Quiz 6 – Arthur Q Bryan
November 1, 2013
If you've just checked our blog, we're playing a game on our Facebook “Media Heritage, Inc.” and “Big Broadcast” pages. If you'd like to play, “like” one or both of those Facebook pages and on Mondays, we'll post a photo of an old radio “second banana”…a secondary or character actor from the 1930s through '50s. You'll be instructed to email a guess as to the identity to our email and from the correct answers, we'll pick a winner for a prize each week on Wednesday night! Then check back here at the blog, later in the week, for the answer.
If you're a fan of classic radio or if you've watched those classic Warner Brothers cartoons, you'll certainly recognize the voice of Arthur Q. Bryan. Bryan was born (in 1899) and raised in New York City where he struggled to find steady work as an actor, so he moved to Hollywood in the early 1930s.
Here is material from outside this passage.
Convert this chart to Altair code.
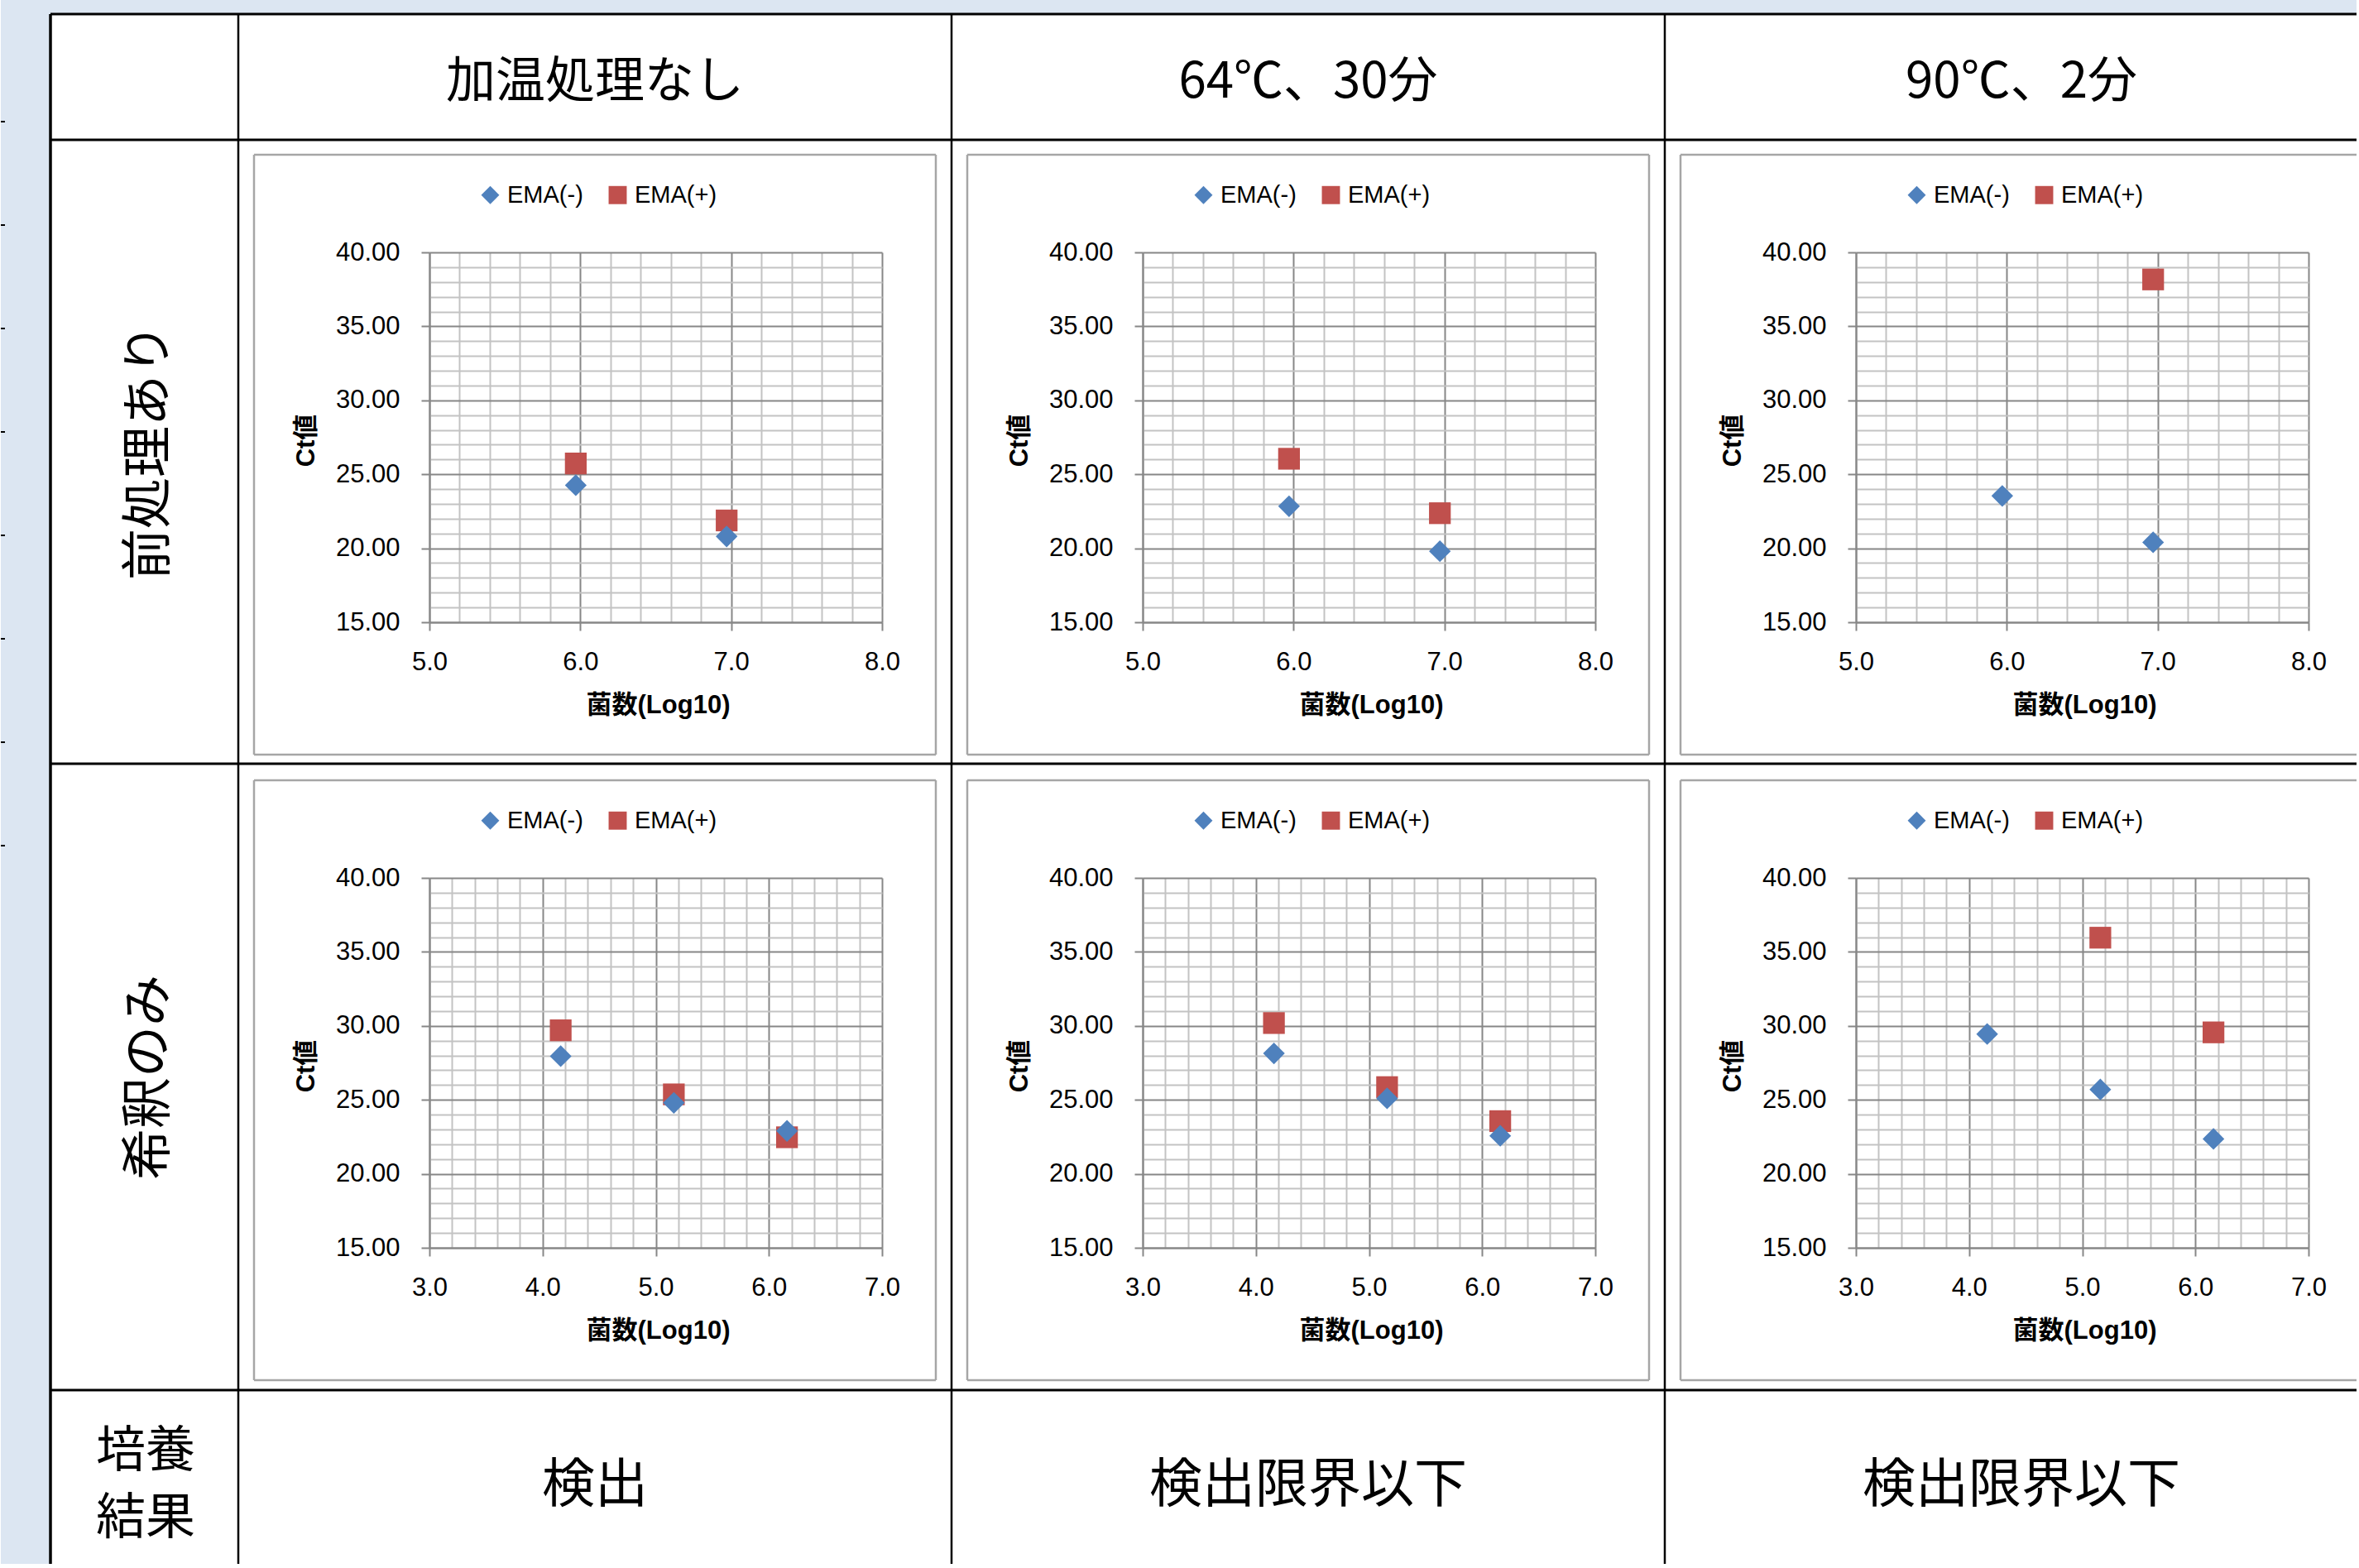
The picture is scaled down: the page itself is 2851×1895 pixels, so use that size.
import altair as alt
import pandas as pd

# ---- table text -----------------------------------------------------------
HEAT_LABELS = ["加温処理なし", "64℃、30分", "90℃、2分"]
ROW_LABELS = ["前処理あり", "希釈のみ"]
CULTURE_TITLE = ["培養", "結果"]
CULTURE_RESULTS = ["検出", "検出限界以下", "検出限界以下"]
SERIES = ["EMA(-)", "EMA(+)"]

# ---- data -------------------------------------------------------------------
# log10 cell counts used in each row of panels
LOG_COUNTS_PRETREATED = [5.97, 6.97]
LOG_COUNTS_DILUTED = [4.16, 5.16, 6.16]

# Ct values per heating condition (None = no signal)
CT_PRETREATED_MINUS = [[24.26, 20.80], [22.84, 19.80], [23.54, 20.40]]
CT_PRETREATED_PLUS = [[25.73, 21.88], [26.05, 22.37], [None, 38.17]]
CT_DILUTED_MINUS = [[27.95, 24.80, 22.90], [28.14, 25.10, 22.57], [29.45, 25.70, 22.36]]
CT_DILUTED_PLUS = [[29.70, 25.37, 22.47], [30.19, 25.86, 23.56], [None, 35.96, 29.56]]

X_DOMAINS = [[5.0, 8.0], [3.0, 7.0]]
Y_DOMAIN = [15.0, 40.0]
Y_GRID = list(range(15, 41))

# ---- styling ----------------------------------------------------------------
BLUE = "#4F81BD"
RED = "#C0504D"
GRID_MAJOR = "#878787"
GRID_MINOR = "#C3C3C3"
FRAME = "#A6A6A6"
PAGE_BG = "#DCE6F2"
LATIN = "Liberation Sans, Noto Sans CJK JP"
CJK = "Noto Sans CJK JP"

PLOT_W, PLOT_H = 547, 447
COL_STEP, ROW_STEP = 862, 756

ONE = pd.DataFrame({"k": [0]})

MAJOR_X = "abs(datum.value - round(datum.value)) < 0.001"
MAJOR_Y = "abs(datum.value / 5 - round(datum.value / 5)) < 0.001"


def x_grid(lo, hi):
    n = int(round((hi - lo) / 0.2))
    return [round(lo + 0.2 * i, 1) for i in range(n + 1)]


def rule(x, y, x2=None, y2=None, color="black", width=3):
    enc = dict(x=alt.value(x), y=alt.value(y))
    if x2 is not None:
        enc["x2"] = alt.value(x2)
    if y2 is not None:
        enc["y2"] = alt.value(y2)
    return alt.Chart(ONE).mark_rule(color=color, strokeWidth=width, strokeCap="butt").encode(**enc)


def box(x, x2, y, y2, color):
    return alt.Chart(ONE).mark_rect(color=color).encode(
        x=alt.value(x), x2=alt.value(x2), y=alt.value(y), y2=alt.value(y2)
    )


def label(text, x, y, size=60, angle=0):
    return alt.Chart(ONE).mark_text(
        text=text, font=CJK, fontSize=size, angle=angle,
        align="center", baseline="middle", color="black",
    ).encode(x=alt.value(x), y=alt.value(y))


def table_layers():
    """Sheet background, table grid and cell text, placed from the first panel's origin."""
    ox, oy = 518, 305
    layers = [
        box(-ox, -ox + 60, -oy, 1585, PAGE_BG),
        box(-ox, 2329, -oy, -oy + 17, PAGE_BG),
    ]
    # small sheet-edge marks in the left margin
    for k in range(8):
        yy = 147 + 125 * k - oy
        layers.append(rule(-ox, yy, x2=-ox + 5, color="black", width=2))
    for yy in [17, 169, 923, 1680]:
        layers.append(rule(60 - ox, yy - oy, x2=2847 - ox, width=3))
    for xx in [60, 287, 1149, 2011]:
        layers.append(rule(xx - ox, 17 - oy, y2=1890 - oy, width=2.5 if xx > 60 else 3.5))
    for c, txt in enumerate(HEAT_LABELS):
        layers.append(label(txt, 718 + COL_STEP * c - ox, 100 - oy, size=60))
    for r, txt in enumerate(ROW_LABELS):
        layers.append(label(txt, 180 - ox, 546 + ROW_STEP * r - oy, size=62, angle=270))
    layers.append(label(CULTURE_TITLE[0], 175 - ox, 1755 - oy, size=60))
    layers.append(label(CULTURE_TITLE[1], 175 - ox, 1836 - oy, size=60))
    for c, txt in enumerate(CULTURE_RESULTS):
        layers.append(label(txt, 718 + COL_STEP * c - ox, 1796 - oy, size=64))
    return layers


def frame_layers(last_col):
    left, top, right, bottom = -212, -118, 612, 607
    if last_col:
        right = 605
    layers = [
        rule(left, top, x2=right, color=FRAME, width=2.5),
        rule(left, bottom, x2=right, color=FRAME, width=2.5),
        rule(left, top, y2=bottom, color=FRAME, width=2.5),
    ]
    if not last_col:
        layers.append(rule(right, top, y2=bottom, color=FRAME, width=2.5))
    return layers


def panel(r, c):
    xs = LOG_COUNTS_PRETREATED if r == 0 else LOG_COUNTS_DILUTED
    minus = (CT_PRETREATED_MINUS if r == 0 else CT_DILUTED_MINUS)[c]
    plus = (CT_PRETREATED_PLUS if r == 0 else CT_DILUTED_PLUS)[c]
    rows = []
    for name, vals in zip(SERIES, [minus, plus]):
        for x, v in zip(xs, vals):
            if v is not None:
                rows.append({"log": x, "ct": v, "series": name})
    df = pd.DataFrame(rows)

    lo, hi = X_DOMAINS[r]
    x_axis = alt.Axis(
        values=x_grid(lo, hi),
        title="菌数(Log10)",
        labelExpr=f"{MAJOR_X} ? format(datum.value, '.1f') : ''",
        labelOverlap=False, labelFlush=False, labelPadding=23,
        grid=True,
        gridColor={"condition": {"test": MAJOR_X, "value": GRID_MAJOR}, "value": GRID_MINOR},
        tickColor={"condition": {"test": MAJOR_X, "value": GRID_MAJOR}, "value": "transparent"},
        titleX=276, titleY=100, titleBaseline="middle", titleAlign="center",
    )
    y_axis = alt.Axis(
        values=Y_GRID,
        title="Ct値",
        labelExpr=f"{MAJOR_Y} ? format(datum.value, '.2f') : ''",
        labelOverlap=False, labelFlush=False, labelPadding=26,
        grid=True,
        gridColor={"condition": {"test": MAJOR_Y, "value": GRID_MAJOR}, "value": GRID_MINOR},
        tickColor={"condition": {"test": MAJOR_Y, "value": GRID_MAJOR}, "value": "transparent"},
        titleAngle=270, titleX=-149, titleY=227, titleBaseline="middle", titleAlign="center",
    )
    legend = alt.Legend(
        title=None, orient="none", legendX=59, legendY=-84, direction="horizontal",
        labelFont=LATIN, labelFontSize=29, labelColor="black", labelOffset=6,
        symbolSize=480, symbolStrokeWidth=0, columnPadding=27, padding=0,
    )
    points = alt.Chart(df).mark_point(filled=True, size=690, opacity=1).encode(
        x=alt.X("log:Q", scale=alt.Scale(domain=[lo, hi], nice=False, zero=False), axis=x_axis),
        y=alt.Y("ct:Q", scale=alt.Scale(domain=Y_DOMAIN, nice=False, zero=False), axis=y_axis),
        color=alt.Color("series:N", scale=alt.Scale(domain=SERIES, range=[BLUE, RED]), legend=legend),
        shape=alt.Shape("series:N", scale=alt.Scale(domain=SERIES, range=["diamond", "square"]), legend=legend),
        order=alt.Order("series:N"),
    )
    layers = []
    if r == 0 and c == 0:
        layers += table_layers()
    layers += frame_layers(c == 2)
    layers.append(points)
    return alt.layer(*layers).properties(width=PLOT_W, height=PLOT_H)


panels = [panel(r, c) for r in range(2) for c in range(3)]

chart = (
    alt.concat(*panels, columns=3, spacing={"row": 309, "column": 315}, bounds="flush")
    .resolve_scale(x="independent", y="independent", color="independent", shape="independent")
    .resolve_axis(x="independent", y="independent")
    .resolve_legend(color="independent", shape="independent")
    .configure(background="white", padding=0)
    .configure_view(stroke=None)
    .configure_axis(
        labelFont=LATIN, labelFontSize=31, labelColor="black",
        titleFont=LATIN, titleFontSize=31, titleFontWeight="bold", titleColor="black",
        gridWidth=2, tickSize=10, tickWidth=2,
        domainColor=GRID_MAJOR, domainWidth=2,
    )
)

chart.save("out.html", embed_options={"renderer": "svg", "actions": False})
But his career didn't exactly take off there, either, until the late 1930s when he was hired by Warner Brothers' animator Leon Schlesinger to voice the new character, “Egghead.” In time, “Egghead” evolved into “Elmer Fudd” and became one of the primary adversaries of “Bugs Bunny” on the screen. Bryan cleverly gave Fudd a speech impediment, pronouncing his “r's” as “w's” and was forever trying to catch that “wascally wabbit!” As the popularity of that voice spread, Bryan was soon called upon to pick up “second banana” radio jobs, most notably on Burns and Allen in the 1942 season, where Fudd's voice was heard regularly in a series of minor roles. Soon-after, Bryan landed a regular role on Fibber McGee and Molly as “Doc Gamble” and on Fibber's spinoff, The Great Gildersleeve, where he played “Floyd, the barber”—one of Gildy's friends in the social group, “The Jolly Boys.” Those characters sounded more like Bryan's regular voice. It's no coincidence that the barber character on TV's The Andy Griffith Show was also named Floyd, because the real life Bryant was very popular and much adored among Hollywood people. He was also somewhat obese, and it was poor health that led to a fatal heart attack in 1959. Before he died, Bryant had started to appear in early television and in some B-movies, but almost always as a character actor and not a headliner. Fortunately, his voice lives on in cartoons and classic radio recordings.